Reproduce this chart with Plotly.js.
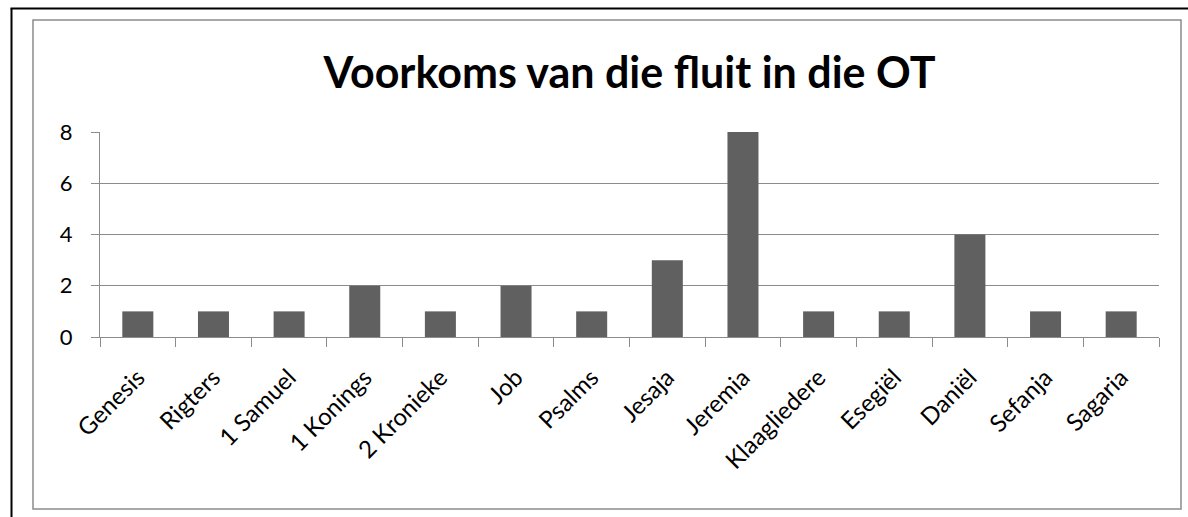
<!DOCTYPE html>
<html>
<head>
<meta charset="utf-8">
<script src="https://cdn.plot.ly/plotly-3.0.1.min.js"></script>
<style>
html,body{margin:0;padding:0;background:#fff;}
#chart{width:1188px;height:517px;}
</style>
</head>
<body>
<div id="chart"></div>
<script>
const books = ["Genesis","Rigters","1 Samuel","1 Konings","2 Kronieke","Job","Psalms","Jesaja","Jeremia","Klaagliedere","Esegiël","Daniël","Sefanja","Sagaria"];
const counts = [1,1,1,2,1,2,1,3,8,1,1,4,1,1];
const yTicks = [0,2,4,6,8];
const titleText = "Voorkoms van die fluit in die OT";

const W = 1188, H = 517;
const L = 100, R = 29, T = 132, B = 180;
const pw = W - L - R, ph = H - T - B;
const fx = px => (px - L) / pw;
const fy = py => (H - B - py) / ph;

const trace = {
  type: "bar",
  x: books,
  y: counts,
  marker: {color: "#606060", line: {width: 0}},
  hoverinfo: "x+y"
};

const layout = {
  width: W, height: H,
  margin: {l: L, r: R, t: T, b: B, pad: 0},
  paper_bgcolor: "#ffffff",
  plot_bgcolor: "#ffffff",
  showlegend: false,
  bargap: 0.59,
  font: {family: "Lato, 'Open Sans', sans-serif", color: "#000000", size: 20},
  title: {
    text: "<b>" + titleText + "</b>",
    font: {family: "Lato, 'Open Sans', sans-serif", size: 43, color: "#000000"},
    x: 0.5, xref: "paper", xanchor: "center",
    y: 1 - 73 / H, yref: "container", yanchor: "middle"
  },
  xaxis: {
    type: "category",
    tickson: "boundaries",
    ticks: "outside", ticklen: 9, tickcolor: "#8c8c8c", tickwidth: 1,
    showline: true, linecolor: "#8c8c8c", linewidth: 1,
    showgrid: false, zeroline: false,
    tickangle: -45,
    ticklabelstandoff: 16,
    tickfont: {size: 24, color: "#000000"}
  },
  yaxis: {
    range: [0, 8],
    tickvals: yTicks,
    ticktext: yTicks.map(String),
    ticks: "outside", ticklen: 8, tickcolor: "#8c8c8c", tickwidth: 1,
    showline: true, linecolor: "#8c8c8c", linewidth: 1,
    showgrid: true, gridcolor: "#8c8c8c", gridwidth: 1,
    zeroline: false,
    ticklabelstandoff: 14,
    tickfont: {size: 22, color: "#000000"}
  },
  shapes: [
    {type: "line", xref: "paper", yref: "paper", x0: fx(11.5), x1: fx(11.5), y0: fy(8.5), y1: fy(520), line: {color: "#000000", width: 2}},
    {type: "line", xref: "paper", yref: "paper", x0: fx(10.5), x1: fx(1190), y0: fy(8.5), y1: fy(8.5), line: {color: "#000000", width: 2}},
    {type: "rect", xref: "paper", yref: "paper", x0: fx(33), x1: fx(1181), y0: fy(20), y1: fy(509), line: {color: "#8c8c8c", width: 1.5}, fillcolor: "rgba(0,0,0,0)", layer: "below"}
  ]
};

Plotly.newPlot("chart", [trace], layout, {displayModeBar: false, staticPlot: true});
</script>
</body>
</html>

####

● **What you should do**
Please write out all of the material above without changing a word, and omit any pictures.

● **Correct result**
Reproduce this chart with Plotly.js.
<!DOCTYPE html>
<html>
<head>
<meta charset="utf-8">
<script src="https://cdn.plot.ly/plotly-3.0.1.min.js"></script>
<style>
html,body{margin:0;padding:0;background:#fff;}
#chart{width:1188px;height:517px;}
</style>
</head>
<body>
<div id="chart"></div>
<script>
const books = ["Genesis","Rigters","1 Samuel","1 Konings","2 Kronieke","Job","Psalms","Jesaja","Jeremia","Klaagliedere","Esegiël","Daniël","Sefanja","Sagaria"];
const counts = [1,1,1,2,1,2,1,3,8,1,1,4,1,1];
const yTicks = [0,2,4,6,8];
const titleText = "Voorkoms van die fluit in die OT";

const W = 1188, H = 517;
const L = 100, R = 29, T = 132, B = 180;
const pw = W - L - R, ph = H - T - B;
const fx = px => (px - L) / pw;
const fy = py => (H - B - py) / ph;

const trace = {
  type: "bar",
  x: books,
  y: counts,
  marker: {color: "#606060", line: {width: 0}},
  hoverinfo: "x+y"
};

const layout = {
  width: W, height: H,
  margin: {l: L, r: R, t: T, b: B, pad: 0},
  paper_bgcolor: "#ffffff",
  plot_bgcolor: "#ffffff",
  showlegend: false,
  bargap: 0.59,
  font: {family: "Lato, 'Open Sans', sans-serif", color: "#000000", size: 20},
  title: {
    text: "<b>" + titleText + "</b>",
    font: {family: "Lato, 'Open Sans', sans-serif", size: 43, color: "#000000"},
    x: 0.5, xref: "paper", xanchor: "center",
    y: 1 - 73 / H, yref: "container", yanchor: "middle"
  },
  xaxis: {
    type: "category",
    tickson: "boundaries",
    ticks: "outside", ticklen: 9, tickcolor: "#8c8c8c", tickwidth: 1,
    showline: true, linecolor: "#8c8c8c", linewidth: 1,
    showgrid: false, zeroline: false,
    tickangle: -45,
    ticklabelstandoff: 16,
    tickfont: {size: 24, color: "#000000"}
  },
  yaxis: {
    range: [0, 8],
    tickvals: yTicks,
    ticktext: yTicks.map(String),
    ticks: "outside", ticklen: 8, tickcolor: "#8c8c8c", tickwidth: 1,
    showline: true, linecolor: "#8c8c8c", linewidth: 1,
    showgrid: true, gridcolor: "#8c8c8c", gridwidth: 1,
    zeroline: false,
    ticklabelstandoff: 14,
    tickfont: {size: 22, color: "#000000"}
  },
  shapes: [
    {type: "line", xref: "paper", yref: "paper", x0: fx(11.5), x1: fx(11.5), y0: fy(8.5), y1: fy(520), line: {color: "#000000", width: 2}},
    {type: "line", xref: "paper", yref: "paper", x0: fx(10.5), x1: fx(1190), y0: fy(8.5), y1: fy(8.5), line: {color: "#000000", width: 2}},
    {type: "rect", xref: "paper", yref: "paper", x0: fx(33), x1: fx(1181), y0: fy(20), y1: fy(509), line: {color: "#8c8c8c", width: 1.5}, fillcolor: "rgba(0,0,0,0)", layer: "below"}
  ]
};

Plotly.newPlot("chart", [trace], layout, {displayModeBar: false, staticPlot: true});
</script>
</body>
</html>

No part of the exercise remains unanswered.